ColosseumI don’t like going through my possessions. It’s like a slow steady torture. Gathering and sorting, each item evaluated for worth and placed in a pile. There are only three answers, keep, donate, or toss, but the questions are endless. Are you good enough to keep? I only need one; maybe this one is better? Could someone else use this? What is this? Why the hell do I have this piece of crap? It’s a game of decisions and choices that I don’t like to play.

But play I did. While others were still coming down from their turkey and pumpkin pie fix, I was in what used to be my bedroom, now junk holder until we get the closets done, going through the boxes of crap that have been accumulating for the last thirteen years. I shredded until the shredder started smoking, and I filled huge Rubbermaid crates full of stuff for Goodwill and I tossed out trash bags full of former treasures that are now landfill filler. It was painful, but in a good way.
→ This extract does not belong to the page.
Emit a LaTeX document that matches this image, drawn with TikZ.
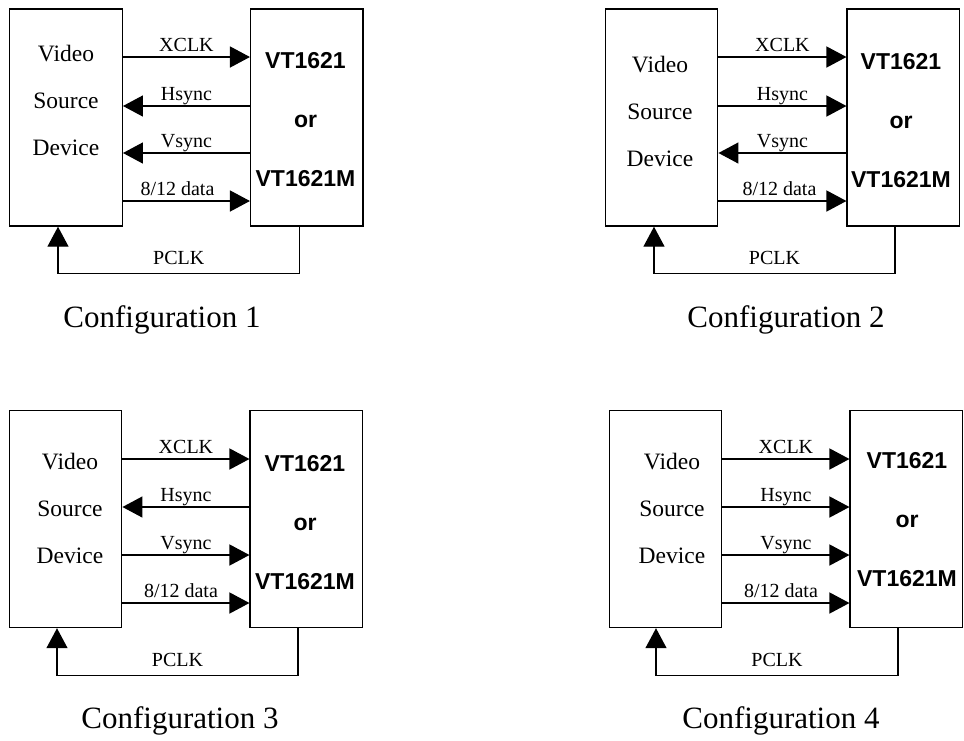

Over the weekend I slowly worked my through the weird fashions and poor decorating choices of my early adulthood. Then the nursing bras, childproofing devices, and ready to assemble furniture of early motherhood came under attack. I tossed and donated my way through the first three years of homeschooling. When I got done there was still a lot of crap. A whole lot of crap. I guess Rome wasn’t built in a day.

To Be Continued

3 Responses to “Building Rome - Part 1”

  1. I understand the concept of accumulating crap in the home. I don’t get how it actually happens, but piles of random stuff appear from nowhere and somehow merge into huge lumps of junk. Okay, I’ve had this fantasy of creating funeral pyres of crap in my yard to ceremonially burn. Yeah, I realize it’s over the top and not environmentally sound, but it would be cathartic.

    What do you think? Would there be something that you would want to do with your crap? You mentioned Rome, and I got this picture of “Rome Burning.” If you played violin, you could torch the stuff in your yard and “fiddle as Rome burns…”

  2. I’m afraid of my collection. I just move it and avoid eye contact.

  3. SamokDaddy - I’ve often fanticized about dumping my house upside down and starting over. I might do a post about burning rome as a building rome intermission.

    Whit - Thats a good move. I think acknowledging it makes it stronger.